There was no black cloud hanging over the Jazz's practice facility Thursday, but there might as well have been with the news that Andrei Kirilenko will require surgery on his right ankle and likely miss three to four weeks recovering.

Kirilenko will have surgery to remove a bone fragment in the ankle Friday after trying unsuccessfully to put off the surgery until after the season and play through the discomfort with a series of cortisone shots.

"It's been brutal for us," Deron Williams said. "It's been tough. It seems like every game there's somebody new, somebody different. We haven't had the same lineup for more than a week it seems.

"It's been tough on us, but that's how it goes. We can't control injuries. We've just got to play through them and play around them."

The Jazz announced no timetable for his return, but Kirilenko suggested last month that recovery would last approximately three to four weeks. That would time Kirilenko's return with Carlos Boozer's sometime after the All-Star break.

"It's going to be tough," Deron Williams said. "Hopefully, his surgery goes good and he can come back as soon as possible. Get him and Booz back around the same time or close to the same time and then we can try to make the playoffs."

The Jazz have gone 0-4 since Kirilenko left their Jan. 20 victory over Minnesota with a recurrence of pain in his ankle. They have lost 116 games to injuries this season and dropped 1 1-2 games out of playoff position in the Western Conference.

They have a favorable schedule in February - - playing eight of 11 games at home - - but the question now is if the Jazz will be able to take full advantage playing without both Boozer and Kirilenko.

"While they're out, we've got to try to pick up the slack," Williams said. "Guys have got to step up."

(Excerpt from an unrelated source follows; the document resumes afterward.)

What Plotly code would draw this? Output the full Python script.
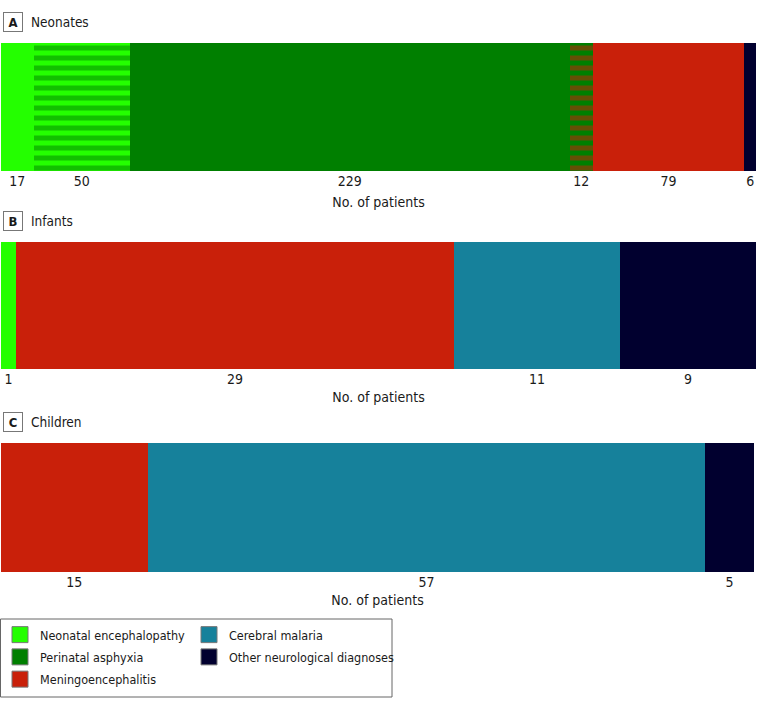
import numpy as np
import plotly.graph_objects as go

W, H = 783, 717

# ---------------- data ----------------
categories = ["Neonatal encephalopathy", "Perinatal asphyxia", "Meningoencephalitis",
              "Cerebral malaria", "Other neurological diagnoses"]
category_keys = ["NE", "PA", "ME", "CM", "OT"]

neonates_values = [17, 50, 229, 12, 79, 6]
neonates_segments = ["NE", "NE+PA", "PA", "PA+ME", "ME", "OT"]

infants_values = [1, 29, 11, 9]
infants_segments = ["NE", "ME", "CM", "OT"]

children_values = [15, 57, 5]
children_segments = ["ME", "CM", "OT"]

panel_letters = ["A", "B", "C"]
panel_names = ["Neonates", "Infants", "Children"]

# ---------------- style ----------------
colors = {"NE": "#24FF00", "PA": "#007F00", "ME": "#C9200A",
          "CM": "#16819B", "OT": "#01002F"}
FONT = "DejaVu Sans Condensed, Roboto"
TXT = "#1a1a1a"

fig = go.Figure()

panels = [
    (neonates_values, neonates_segments),
    (infants_values, infants_segments),
    (children_values, children_segments),
]

# pixel layout (from top) of each bar
bar_px = [(43, 171), (242, 369), (443, 572)]
x_px = [(1, 756), (1, 756), (1, 754)]
title_standoff = [9, 6, 6]

for i, (vals, segs) in enumerate(panels):
    ax = "" if i == 0 else str(i + 1)
    for v, s in zip(vals, segs):
        if "+" in s:
            a, b = s.split("+")
            marker = dict(color=colors[a],
                          pattern=dict(shape="-", fgcolor=colors[b], bgcolor=colors[a],
                                       size=10, solidity=0.5, fillmode="overlay"),
                          line=dict(width=0))
        else:
            marker = dict(color=colors[s], line=dict(width=0))
        fig.add_trace(go.Bar(
            x=[v], y=[0], orientation="h", width=1, marker=marker,
            showlegend=False, hoverinfo="x",
            xaxis="x" + ax, yaxis="y" + ax,
        ))
    cum = np.cumsum(vals)
    mids = cum - np.array(vals) / 2.0
    top, bot = bar_px[i]
    xl, xr = x_px[i]
    fig.update_layout(**{
        "xaxis" + ax: dict(
            domain=[xl / W, xr / W], range=[0, sum(vals)], anchor="y" + ax,
            showgrid=False, zeroline=False, showline=False, ticks="",
            tickmode="array", tickvals=mids.tolist(), ticktext=[str(v) for v in vals],
            tickfont=dict(family=FONT, size=14, color=TXT),
            title=dict(text="No. of patients", font=dict(family=FONT, size=14, color=TXT),
                       standoff=title_standoff[i]),
            automargin=False, fixedrange=True,
        ),
        "yaxis" + ax: dict(
            domain=[(H - bot) / H, (H - top) / H], range=[-0.5, 0.5], anchor="x" + ax,
            visible=False, fixedrange=True, automargin=False,
        ),
    })
    # panel header
    ty = top - 21
    fig.add_annotation(text="<b>%s</b>" % panel_letters[i], xref="paper", yref="paper",
                       x=12.5 / W, y=(H - ty) / H, xanchor="center", yanchor="middle",
                       showarrow=False, width=18, height=18, bordercolor="#777",
                       borderwidth=1, borderpad=0,
                       font=dict(family=FONT, size=13, color=TXT))
    fig.add_annotation(text=panel_names[i], xref="paper", yref="paper",
                       x=29 / W, y=(H - ty) / H, xanchor="left", yanchor="middle",
                       showarrow=False, font=dict(family=FONT, size=13.5, color=TXT))

# legend proxies (two columns)
for k, name in zip(category_keys, categories):
    col = "legend" if k in ("NE", "PA", "ME") else "legend2"
    fig.add_trace(go.Scatter(
        x=[None], y=[None], mode="markers", name=name, legend=col, legendgroup=k,
        marker=dict(symbol="square", size=16, color=colors[k],
                    line=dict(color="#777", width=1)),
        xaxis="x", yaxis="y", hoverinfo="skip",
    ))

leg_common = dict(orientation="v", yanchor="top", xanchor="left",
                  bgcolor="rgba(0,0,0,0)", borderwidth=0, traceorder="grouped",
                  font=dict(family=FONT, size=12.5, color=TXT),
                  itemsizing="trace", tracegroupgap=3,
                  xref="container", yref="container")
fig.update_layout(
    legend=dict(x=0, y=(H - 620) / H, **leg_common),
    legend2=dict(x=189 / W, y=(H - 620) / H, **leg_common),
)
fig.add_shape(type="rect", xref="paper", yref="paper",
              x0=0.5 / W, x1=392 / W, y0=(H - 697) / H, y1=(H - 619) / H,
              line=dict(color="#666", width=1), fillcolor="rgba(0,0,0,0)")

fig.update_layout(
    width=W, height=H, autosize=False,
    margin=dict(l=0, r=0, t=0, b=0, autoexpand=False),
    paper_bgcolor="white", plot_bgcolor="white",
    barmode="stack", bargap=0,
    showlegend=True,
    font=dict(family=FONT, size=14, color=TXT),
)

fig.write_html("out.html", config={"displayModeBar": False},
               post_script="document.body.style.margin='0';")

The Jazz, meanwhile, hadn't heard one way or another Thursday, but were preparing to not have a player selected as an All-Star reserve. In Williams' case, it would be the third year in a row he was passed over for a spot.

"I was positive I was going to make it this year, but with the injuries and the team not doing well, there was no chance really," Williams said. "So I'm not mad. I was more mad last year, even more the year before that.

"This year I'm all right with it. I need the rest anyways, so I'll take me a nice vacation."